EXERCISE PROMPT » Copy each line below that includes "with".

(Charts and diagrams as code)
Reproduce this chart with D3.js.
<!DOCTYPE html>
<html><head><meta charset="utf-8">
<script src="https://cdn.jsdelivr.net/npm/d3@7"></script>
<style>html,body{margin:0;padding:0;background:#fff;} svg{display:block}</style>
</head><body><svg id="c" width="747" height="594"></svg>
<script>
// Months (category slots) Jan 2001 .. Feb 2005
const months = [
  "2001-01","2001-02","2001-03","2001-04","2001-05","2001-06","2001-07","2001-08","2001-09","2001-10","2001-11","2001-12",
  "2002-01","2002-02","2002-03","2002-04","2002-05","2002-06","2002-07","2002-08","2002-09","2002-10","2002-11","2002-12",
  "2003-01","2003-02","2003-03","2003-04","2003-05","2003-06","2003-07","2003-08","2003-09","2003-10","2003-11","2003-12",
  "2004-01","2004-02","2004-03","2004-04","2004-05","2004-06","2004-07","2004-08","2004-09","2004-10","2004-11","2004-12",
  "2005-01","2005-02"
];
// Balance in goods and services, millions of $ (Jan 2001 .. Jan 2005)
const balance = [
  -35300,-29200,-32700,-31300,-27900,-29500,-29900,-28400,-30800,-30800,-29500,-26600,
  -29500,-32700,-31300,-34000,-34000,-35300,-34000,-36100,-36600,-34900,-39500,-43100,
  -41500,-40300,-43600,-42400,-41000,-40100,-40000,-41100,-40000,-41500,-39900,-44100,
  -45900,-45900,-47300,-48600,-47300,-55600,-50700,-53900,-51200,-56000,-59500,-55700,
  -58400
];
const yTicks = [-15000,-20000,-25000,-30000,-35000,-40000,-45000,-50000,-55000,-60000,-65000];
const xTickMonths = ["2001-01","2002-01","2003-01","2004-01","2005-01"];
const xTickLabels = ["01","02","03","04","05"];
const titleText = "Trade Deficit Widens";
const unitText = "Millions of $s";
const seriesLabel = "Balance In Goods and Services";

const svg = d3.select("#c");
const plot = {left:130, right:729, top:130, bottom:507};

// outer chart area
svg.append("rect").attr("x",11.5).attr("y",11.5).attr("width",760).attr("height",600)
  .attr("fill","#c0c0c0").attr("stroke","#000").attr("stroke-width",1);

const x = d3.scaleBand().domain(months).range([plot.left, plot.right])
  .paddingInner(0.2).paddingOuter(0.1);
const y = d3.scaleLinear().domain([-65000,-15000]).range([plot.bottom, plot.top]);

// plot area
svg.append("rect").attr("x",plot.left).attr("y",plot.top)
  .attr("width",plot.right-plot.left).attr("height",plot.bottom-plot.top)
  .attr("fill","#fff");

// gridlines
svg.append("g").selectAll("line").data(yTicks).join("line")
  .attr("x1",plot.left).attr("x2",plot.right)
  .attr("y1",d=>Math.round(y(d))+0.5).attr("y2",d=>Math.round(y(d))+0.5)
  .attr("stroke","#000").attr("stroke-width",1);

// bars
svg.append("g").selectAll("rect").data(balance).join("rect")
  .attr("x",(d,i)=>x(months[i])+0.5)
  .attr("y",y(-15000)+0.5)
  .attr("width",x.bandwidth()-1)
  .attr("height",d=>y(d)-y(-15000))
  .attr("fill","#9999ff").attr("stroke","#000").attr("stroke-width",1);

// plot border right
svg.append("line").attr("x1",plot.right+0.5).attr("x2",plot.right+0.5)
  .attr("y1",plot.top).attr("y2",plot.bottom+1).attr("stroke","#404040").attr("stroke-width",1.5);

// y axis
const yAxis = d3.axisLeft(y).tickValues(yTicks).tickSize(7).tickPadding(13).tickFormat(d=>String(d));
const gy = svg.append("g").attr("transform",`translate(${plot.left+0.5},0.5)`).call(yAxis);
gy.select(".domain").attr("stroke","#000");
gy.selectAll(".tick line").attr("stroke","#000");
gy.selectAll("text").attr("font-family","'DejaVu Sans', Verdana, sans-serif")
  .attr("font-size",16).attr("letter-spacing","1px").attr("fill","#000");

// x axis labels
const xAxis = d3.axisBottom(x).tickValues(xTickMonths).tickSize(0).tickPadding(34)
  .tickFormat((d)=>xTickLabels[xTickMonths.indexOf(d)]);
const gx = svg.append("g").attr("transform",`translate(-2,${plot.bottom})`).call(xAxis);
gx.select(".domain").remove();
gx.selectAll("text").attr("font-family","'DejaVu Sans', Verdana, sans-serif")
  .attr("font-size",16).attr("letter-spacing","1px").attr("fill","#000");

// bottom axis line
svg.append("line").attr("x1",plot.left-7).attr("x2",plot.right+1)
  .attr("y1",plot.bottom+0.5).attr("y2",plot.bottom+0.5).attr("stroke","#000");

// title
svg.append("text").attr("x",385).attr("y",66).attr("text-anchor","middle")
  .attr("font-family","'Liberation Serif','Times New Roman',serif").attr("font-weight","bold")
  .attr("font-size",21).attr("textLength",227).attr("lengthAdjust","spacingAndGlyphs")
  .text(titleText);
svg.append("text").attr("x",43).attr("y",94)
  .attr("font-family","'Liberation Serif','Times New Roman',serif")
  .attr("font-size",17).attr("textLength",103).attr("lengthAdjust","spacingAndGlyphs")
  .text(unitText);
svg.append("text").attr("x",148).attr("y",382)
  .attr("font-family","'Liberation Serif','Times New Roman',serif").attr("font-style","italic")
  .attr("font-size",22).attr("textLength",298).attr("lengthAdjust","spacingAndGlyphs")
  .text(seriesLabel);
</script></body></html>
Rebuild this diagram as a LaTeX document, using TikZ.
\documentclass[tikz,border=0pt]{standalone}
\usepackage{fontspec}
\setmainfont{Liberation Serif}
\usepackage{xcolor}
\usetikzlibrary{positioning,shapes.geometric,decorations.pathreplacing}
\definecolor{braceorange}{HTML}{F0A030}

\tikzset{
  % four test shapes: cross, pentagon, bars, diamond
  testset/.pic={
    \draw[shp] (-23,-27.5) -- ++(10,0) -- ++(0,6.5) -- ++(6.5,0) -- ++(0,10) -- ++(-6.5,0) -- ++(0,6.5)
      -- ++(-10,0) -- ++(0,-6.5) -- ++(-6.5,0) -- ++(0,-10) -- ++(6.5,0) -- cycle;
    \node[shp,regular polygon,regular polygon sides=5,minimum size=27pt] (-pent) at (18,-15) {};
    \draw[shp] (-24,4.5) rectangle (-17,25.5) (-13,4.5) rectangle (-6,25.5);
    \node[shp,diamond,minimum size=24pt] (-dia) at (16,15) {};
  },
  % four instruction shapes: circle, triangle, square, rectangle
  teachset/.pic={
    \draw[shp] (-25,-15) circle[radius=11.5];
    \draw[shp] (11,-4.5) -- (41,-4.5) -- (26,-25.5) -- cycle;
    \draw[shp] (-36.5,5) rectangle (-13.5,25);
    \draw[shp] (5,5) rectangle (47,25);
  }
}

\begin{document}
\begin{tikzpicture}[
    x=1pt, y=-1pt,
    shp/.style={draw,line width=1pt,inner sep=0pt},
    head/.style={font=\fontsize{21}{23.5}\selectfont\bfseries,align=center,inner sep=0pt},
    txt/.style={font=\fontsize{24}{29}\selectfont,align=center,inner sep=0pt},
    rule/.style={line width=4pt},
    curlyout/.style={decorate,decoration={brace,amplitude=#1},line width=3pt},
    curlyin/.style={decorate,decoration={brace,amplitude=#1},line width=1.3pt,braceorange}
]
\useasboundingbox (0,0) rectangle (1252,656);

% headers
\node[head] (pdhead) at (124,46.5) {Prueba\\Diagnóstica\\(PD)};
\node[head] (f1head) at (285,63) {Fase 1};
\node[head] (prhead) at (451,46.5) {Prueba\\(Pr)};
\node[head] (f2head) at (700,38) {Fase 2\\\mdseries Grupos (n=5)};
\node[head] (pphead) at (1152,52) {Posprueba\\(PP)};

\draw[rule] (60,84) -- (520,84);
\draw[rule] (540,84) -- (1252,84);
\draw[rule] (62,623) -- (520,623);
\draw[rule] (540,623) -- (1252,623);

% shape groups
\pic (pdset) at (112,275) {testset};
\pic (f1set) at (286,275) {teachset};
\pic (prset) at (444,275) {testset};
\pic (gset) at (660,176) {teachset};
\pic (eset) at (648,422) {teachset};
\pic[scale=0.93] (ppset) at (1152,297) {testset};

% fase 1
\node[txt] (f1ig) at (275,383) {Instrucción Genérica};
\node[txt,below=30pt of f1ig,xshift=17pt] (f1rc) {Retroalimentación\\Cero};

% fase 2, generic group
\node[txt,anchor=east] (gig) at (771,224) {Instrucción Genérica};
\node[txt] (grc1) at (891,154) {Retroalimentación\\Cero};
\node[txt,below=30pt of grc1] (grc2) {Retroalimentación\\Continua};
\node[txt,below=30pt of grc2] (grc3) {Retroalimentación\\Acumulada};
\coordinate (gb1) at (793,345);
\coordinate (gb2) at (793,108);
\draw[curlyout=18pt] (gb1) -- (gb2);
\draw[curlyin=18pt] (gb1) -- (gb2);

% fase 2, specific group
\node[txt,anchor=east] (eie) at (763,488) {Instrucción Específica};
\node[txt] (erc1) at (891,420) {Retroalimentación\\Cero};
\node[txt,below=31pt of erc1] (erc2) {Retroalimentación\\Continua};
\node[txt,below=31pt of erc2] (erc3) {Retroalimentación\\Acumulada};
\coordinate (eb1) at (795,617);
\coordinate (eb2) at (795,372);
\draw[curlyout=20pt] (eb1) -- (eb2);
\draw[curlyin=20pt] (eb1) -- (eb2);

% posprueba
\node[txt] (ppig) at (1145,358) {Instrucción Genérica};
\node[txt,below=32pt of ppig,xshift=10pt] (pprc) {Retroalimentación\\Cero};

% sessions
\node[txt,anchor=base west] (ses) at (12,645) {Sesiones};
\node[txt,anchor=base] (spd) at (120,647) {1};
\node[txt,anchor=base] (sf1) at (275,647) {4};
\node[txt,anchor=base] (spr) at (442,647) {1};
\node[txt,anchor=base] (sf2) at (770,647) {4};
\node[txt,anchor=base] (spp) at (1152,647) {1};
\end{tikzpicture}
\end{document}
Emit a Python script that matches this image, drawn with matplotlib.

RESULT OF THIS TASK »
Reproduce this chart with D3.js.
Emit a Python script that matches this image, drawn with matplotlib.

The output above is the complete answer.